Pochi giorni fa mio figlio mi ha chiesto se dovrà assumere gli enzimi pancreatici per tutta la vita e io, onestamente, non gli ho saputo rispondere, perciò Vi giro la domanda formulandola in maniera più completa: nell’auspicata ipotesi che la medicina o la genetica risolvano in maniera completa la malattia della FC, cesserà anche la necessità di assumere estratti pancreatici per chi, come mio figlio, fino ad allora sarà obbligato a prenderli? Ringrazio e saluto
Per rispondere alla domanda occorre richiamare alla memoria il perchè si somministrano enzimi pancreatici alla maggior parte delle persone con fibrosi cistica.
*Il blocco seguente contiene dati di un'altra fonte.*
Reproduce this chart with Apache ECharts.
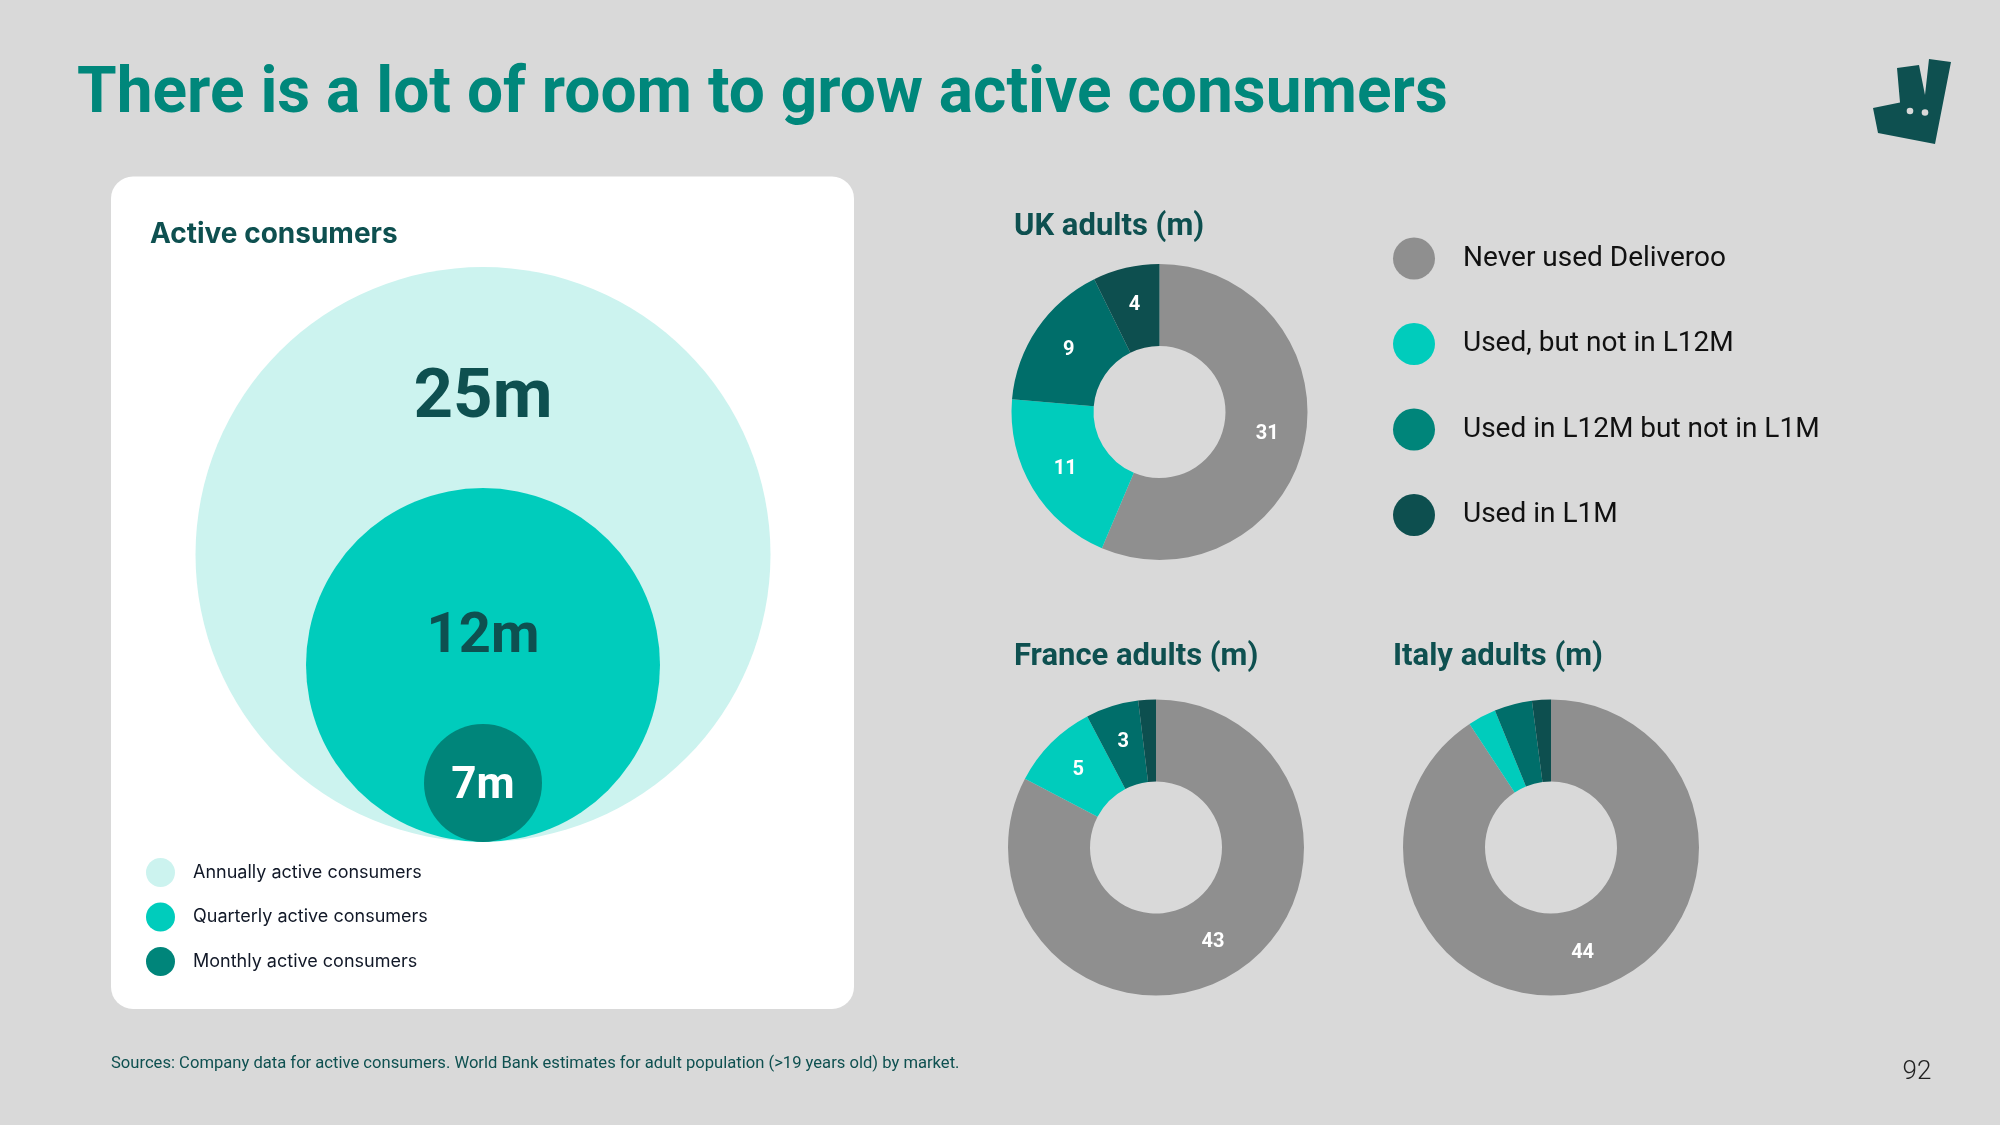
<!DOCTYPE html>
<html><head><meta charset="utf-8">
<script src="https://cdn.jsdelivr.net/npm/echarts@6/dist/echarts.min.js"></script>
<style>html,body{margin:0;padding:0;background:#D9D9D9;} #c{width:2000px;height:1125px;}</style>
</head><body><div id="c"></div>
<script>
// ---- data ----
const pageTitle = 'There is a lot of room to grow active consumers';
const activeTitle = 'Active consumers';
const activeNames = ['Annually active consumers', 'Quarterly active consumers', 'Monthly active consumers'];
const activeValues = [25, 12, 7];
const segmentNames = ['Never used Deliveroo', 'Used, but not in L12M', 'Used in L12M but not in L1M', 'Used in L1M'];
const ukValues = [31, 11, 9, 4];
const franceValues = [43, 5, 3, 1];
const italyValues = [44, 1.5, 2, 1];
const countryTitles = ['UK adults (m)', 'France adults (m)', 'Italy adults (m)'];
const footnote = 'Sources: Company data for active consumers. World Bank estimates for adult population (>19 years old) by market.';
const pageNumber = '92';

// ---- styles ----
const bubbleColors = ['#CCF3EF', '#00CCBC', '#00857A'];
const bubbleDiameters = [575, 354, 118];
const bubbleLabelY = ['23.1%', '42.3%', '53.5%'];
const bubbleLabelColors = ['#0E5050', '#0E5050', '#FFFFFF'];
const bubbleLabelSizes = [69, 56, 44];
const pieColors = ['#8F8F8F', '#00CCBC', '#006E6A', '#0D4F4F'];
const legendColors = ['#8F8F8F', '#00CCBC', '#00857A', '#0D4F4F'];
const dark = '#0E5050';

const chart = echarts.init(document.getElementById('c'), null, {renderer: 'canvas'});

function pieSeries(values, center) {
  return {
    type: 'pie', radius: [66, 148], center: center, startAngle: 90, clockwise: true,
    silent: true, avoidLabelOverlap: false, animation: false,
    label: {show: true, position: 'inside', color: '#fff', fontFamily: 'Roboto', fontWeight: 'bold', fontSize: 20,
      formatter: p => p.value},
    labelLine: {show: false},
    emphasis: {disabled: true},
    data: values.map((v, i) => ({name: segmentNames[i], value: v, itemStyle: {color: pieColors[i]}, label: {show: v >= 3}}))
  };
}

const scatterSeries = activeNames.map((name, i) => ({
  type: 'scatter', name: name, symbol: 'circle', symbolSize: bubbleDiameters[i], symbolOffset: [0, '-50%'],
  clip: false, silent: true, animation: false, z: 2 + i,
  itemStyle: {color: bubbleColors[i], opacity: 1},
  data: [[0, 0, activeValues[i]]],
  label: {show: true, position: ['50%', bubbleLabelY[i]], align: 'center', verticalAlign: 'middle',
    formatter: p => p.value[2] + 'm', fontFamily: 'Roboto', fontWeight: 'bold', fontSize: bubbleLabelSizes[i], color: bubbleLabelColors[i]}
}));

function txt(x, y, text, size, weight, family, color, align) {
  return {type: 'text', x: x, y: y, silent: true,
    style: {text: text, fontSize: size, fontWeight: weight, fontFamily: family, fill: color, verticalAlign: 'middle', align: align || 'left'}};
}

const option = {
  backgroundColor: '#D9D9D9',
  animation: false,
  grid: {left: 383, top: 742, width: 200, height: 200, show: false},
  xAxis: {type: 'value', min: -1, max: 1, show: false},
  yAxis: {type: 'value', min: -1, max: 1, show: false},
  legend: [
    {data: activeNames.map((n, i) => ({name: n, itemStyle: {color: bubbleColors[i]}})), orient: 'vertical',
      left: 141, top: 853, itemWidth: 29, itemHeight: 29, itemGap: 15.5, icon: 'circle', selectedMode: false,
      textStyle: {fontFamily: 'Inter', fontSize: 18, color: '#111827', padding: [0, 0, 0, 13]}},
    {data: segmentNames.map((n, i) => ({name: n, itemStyle: {color: legendColors[i]}})), orient: 'vertical',
      left: 1388, top: 232.5, itemWidth: 42, itemHeight: 42, itemGap: 43.5, icon: 'circle', selectedMode: false,
      textStyle: {fontFamily: 'Roboto', fontSize: 28, color: '#111111', padding: [0, 0, 0, 23]}}
  ],
  graphic: [
    {type: 'rect', z: -10, silent: true, shape: {x: 111, y: 176.5, width: 743, height: 832.5, r: 22}, style: {fill: '#FFFFFF'}},
    txt(77, 96, pageTitle, 64, 'bold', 'Roboto', '#00877B'),
    txt(150, 235, activeTitle, 28, 'bold', 'Inter', dark),
    txt(1014, 227.5, countryTitles[0], 31, 'bold', 'Roboto', dark),
    txt(1014, 657.5, countryTitles[1], 31, 'bold', 'Roboto', dark),
    txt(1393, 657.5, countryTitles[2], 31, 'bold', 'Roboto', dark),
    txt(111, 1064, footnote, 16.6, 'normal', 'Roboto', dark),
    txt(1917, 1072, pageNumber, 26, 300, 'Roboto', '#222222', 'center'),
    {type: 'polygon', silent: true, shape: {points: [[1897, 68], [1919, 65], [1925, 95], [1929, 59], [1951, 62], [1935, 144], [1878, 133], [1873, 108], [1900, 102.5]]}, style: {fill: '#0E5050'}},
    {type: 'circle', silent: true, shape: {cx: 1910, cy: 111, r: 3.3}, style: {fill: '#D9D9D9'}},
    {type: 'circle', silent: true, shape: {cx: 1925, cy: 112.5, r: 3.3}, style: {fill: '#D9D9D9'}}
  ],
  series: scatterSeries.concat([
    pieSeries(ukValues, [1159.5, 412]),
    pieSeries(franceValues, [1156, 847.5]),
    pieSeries(italyValues, [1551, 847.5])
  ])
};
chart.setOption(option);
</script>
</body></html>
Sappiamo infatti che nell’85-90% dei malati il pancreas non funziona, cioè non libera nell’intestino gli enzimi necessari alla digestione degli alimenti. Questo avviene perchè molto precocemente, con inizio già nella vita fetale, il succo pancreatico, che è fatto di proteine enzimatiche, sali, acqua e sostanze mucoidi, è molto denso e ostruisce i canalini di deflusso del secreto enzimatico che proviene dai cosiddetti “acini” (raggruppamenti di cellule che producono gli enzimi). Tale ostruzione determina ristagno a monte del secreto con dilatazione dei piccoli dotti, che assumono aspetto di piccole cisti con scomparsa delle cellule secernenti enzimi , mentre il tessuto che sta attorno reagisce al ristagno e all’azione degli enzimi stagnanti (che hanno anche un’azione lesiva sull’organo) infiammandosi e portando gradualmente alla produzione di un tessuto fibroso di tipo cicatriziale: il quadro finale di questo graduale processo di ostruzione-infiammazione-atrofia è quello appunto della fibrosi cistica del pancreas, nome che fu dato alla malattia dall’anatomopatologa D. Andersen che per prima studiò anatomicamente questa patologia. Il risultato finale di questo processo è la scomparsa completa delle cellule degli acini che producono enzimi, mentre l’organo nel suo complesso appare come atrofizzato: il pancreas non provvede quindi più a riversare enzimi nell’intestino. Almeno la metà dei casi presenta una tale situazione già alla nascita, negli altri il processo di esaurimento si compie nelle prime settimane o mesi di vita, più raramente si svolge in un arco di tempo più lungo, mentre una quota del 10-15% dei casi, interessata da almeno una mutazione del tipo “mild” (lieve), conserva in tutto o in parte una sufficiente funzione pancreatica anche nell’età adulta.
Da queste premesse di patogenesi si può dedurre che il pancreas arrivato all’insufficienza è strutturalmente incapace di ricostruire acini e quindi di rigenerarsi. E’ quindi del tutto improbabile che future terapie capaci di agire sul difetto di base della malattia possano recuperare la struttura e la funzione del pancreas, se non in una fase precocissima della malattia. Tali terapie potranno essere utili su tessuti che conservano ancora capacità di rigenerazione e su organi che conservano ancora parti integre suscettibili di funzionamento, come ad esempio bronchi e polmoni. Quindi gli enzimi pancreatici rimangono un trattamento da fare per tutta la vita.